— BEGIN Records supplied —

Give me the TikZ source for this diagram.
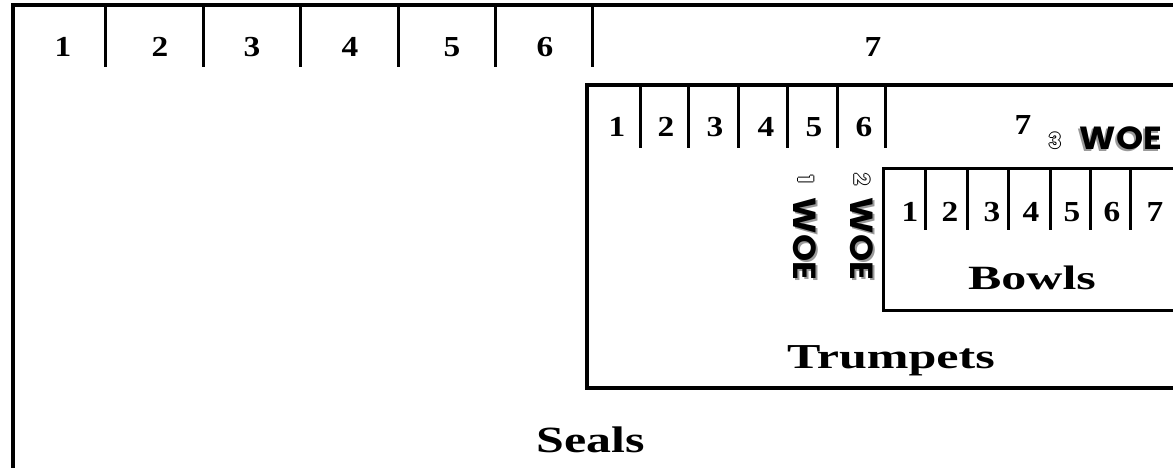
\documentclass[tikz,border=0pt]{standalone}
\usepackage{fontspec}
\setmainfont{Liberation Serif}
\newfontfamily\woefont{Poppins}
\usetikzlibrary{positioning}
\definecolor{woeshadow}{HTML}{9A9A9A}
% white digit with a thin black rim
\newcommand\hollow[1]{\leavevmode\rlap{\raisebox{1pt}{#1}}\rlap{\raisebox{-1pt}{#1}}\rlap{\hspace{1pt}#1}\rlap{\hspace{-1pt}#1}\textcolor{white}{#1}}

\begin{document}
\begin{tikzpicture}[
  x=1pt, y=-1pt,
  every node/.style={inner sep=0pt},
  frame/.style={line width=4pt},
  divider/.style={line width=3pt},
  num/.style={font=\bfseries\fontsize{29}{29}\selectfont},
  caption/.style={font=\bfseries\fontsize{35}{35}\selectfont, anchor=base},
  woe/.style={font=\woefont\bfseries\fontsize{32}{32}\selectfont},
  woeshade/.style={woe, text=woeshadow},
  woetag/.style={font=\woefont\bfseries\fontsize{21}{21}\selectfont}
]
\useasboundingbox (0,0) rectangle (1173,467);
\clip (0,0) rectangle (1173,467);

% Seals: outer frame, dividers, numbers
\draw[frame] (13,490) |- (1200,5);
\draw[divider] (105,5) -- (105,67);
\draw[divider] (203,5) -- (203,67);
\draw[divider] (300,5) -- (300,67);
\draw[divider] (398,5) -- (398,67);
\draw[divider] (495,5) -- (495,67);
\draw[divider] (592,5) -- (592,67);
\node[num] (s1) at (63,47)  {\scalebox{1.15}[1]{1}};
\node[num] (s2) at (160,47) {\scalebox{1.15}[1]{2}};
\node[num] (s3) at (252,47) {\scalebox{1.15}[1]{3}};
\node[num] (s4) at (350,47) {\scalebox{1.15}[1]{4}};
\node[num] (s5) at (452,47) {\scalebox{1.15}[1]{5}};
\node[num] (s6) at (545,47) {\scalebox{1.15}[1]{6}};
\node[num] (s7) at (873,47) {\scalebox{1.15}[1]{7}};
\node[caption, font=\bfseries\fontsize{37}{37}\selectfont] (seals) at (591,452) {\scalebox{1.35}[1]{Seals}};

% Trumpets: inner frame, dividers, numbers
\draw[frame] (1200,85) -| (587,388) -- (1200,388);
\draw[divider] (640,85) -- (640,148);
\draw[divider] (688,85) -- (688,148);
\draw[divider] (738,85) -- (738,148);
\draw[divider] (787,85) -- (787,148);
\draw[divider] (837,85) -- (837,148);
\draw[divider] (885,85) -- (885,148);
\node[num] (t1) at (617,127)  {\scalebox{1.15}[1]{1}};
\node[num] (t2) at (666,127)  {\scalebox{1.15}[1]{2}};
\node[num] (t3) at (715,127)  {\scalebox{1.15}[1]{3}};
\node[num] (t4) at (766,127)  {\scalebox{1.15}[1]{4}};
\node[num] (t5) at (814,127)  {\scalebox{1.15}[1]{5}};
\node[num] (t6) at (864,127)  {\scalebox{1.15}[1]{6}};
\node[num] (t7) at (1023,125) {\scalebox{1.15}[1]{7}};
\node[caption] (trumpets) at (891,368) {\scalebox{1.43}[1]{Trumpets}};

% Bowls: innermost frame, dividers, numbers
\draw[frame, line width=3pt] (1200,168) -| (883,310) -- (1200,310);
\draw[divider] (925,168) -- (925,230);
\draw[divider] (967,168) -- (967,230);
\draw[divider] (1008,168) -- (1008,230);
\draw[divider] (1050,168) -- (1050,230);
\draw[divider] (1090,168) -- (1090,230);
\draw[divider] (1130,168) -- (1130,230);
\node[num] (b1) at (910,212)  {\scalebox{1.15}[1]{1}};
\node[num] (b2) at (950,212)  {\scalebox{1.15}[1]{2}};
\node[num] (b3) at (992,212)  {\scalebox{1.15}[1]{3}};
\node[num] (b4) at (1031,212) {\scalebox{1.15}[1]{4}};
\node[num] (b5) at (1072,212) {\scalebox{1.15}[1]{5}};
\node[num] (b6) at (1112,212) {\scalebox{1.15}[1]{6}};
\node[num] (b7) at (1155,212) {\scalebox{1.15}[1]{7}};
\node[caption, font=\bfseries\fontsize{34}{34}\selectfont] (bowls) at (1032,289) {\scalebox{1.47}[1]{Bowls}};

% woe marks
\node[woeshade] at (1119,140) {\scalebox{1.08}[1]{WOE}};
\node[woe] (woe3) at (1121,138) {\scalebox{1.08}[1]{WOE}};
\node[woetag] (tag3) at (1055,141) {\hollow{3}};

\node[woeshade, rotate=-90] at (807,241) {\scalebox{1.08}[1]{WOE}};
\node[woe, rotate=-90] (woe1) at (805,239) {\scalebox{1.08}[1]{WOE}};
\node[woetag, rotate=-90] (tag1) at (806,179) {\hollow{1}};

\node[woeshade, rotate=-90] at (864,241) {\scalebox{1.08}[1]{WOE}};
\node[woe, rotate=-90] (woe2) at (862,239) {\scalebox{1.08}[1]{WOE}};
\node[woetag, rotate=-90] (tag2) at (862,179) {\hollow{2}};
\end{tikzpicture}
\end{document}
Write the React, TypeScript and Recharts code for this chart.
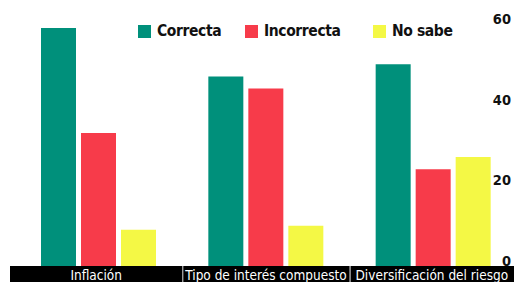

— END Records supplied —

__Goal__
In the listing above, find each line with the word "this" and copy it.

__Answer to the problem__
Give me the TikZ source for this diagram.
Write the React, TypeScript and Recharts code for this chart.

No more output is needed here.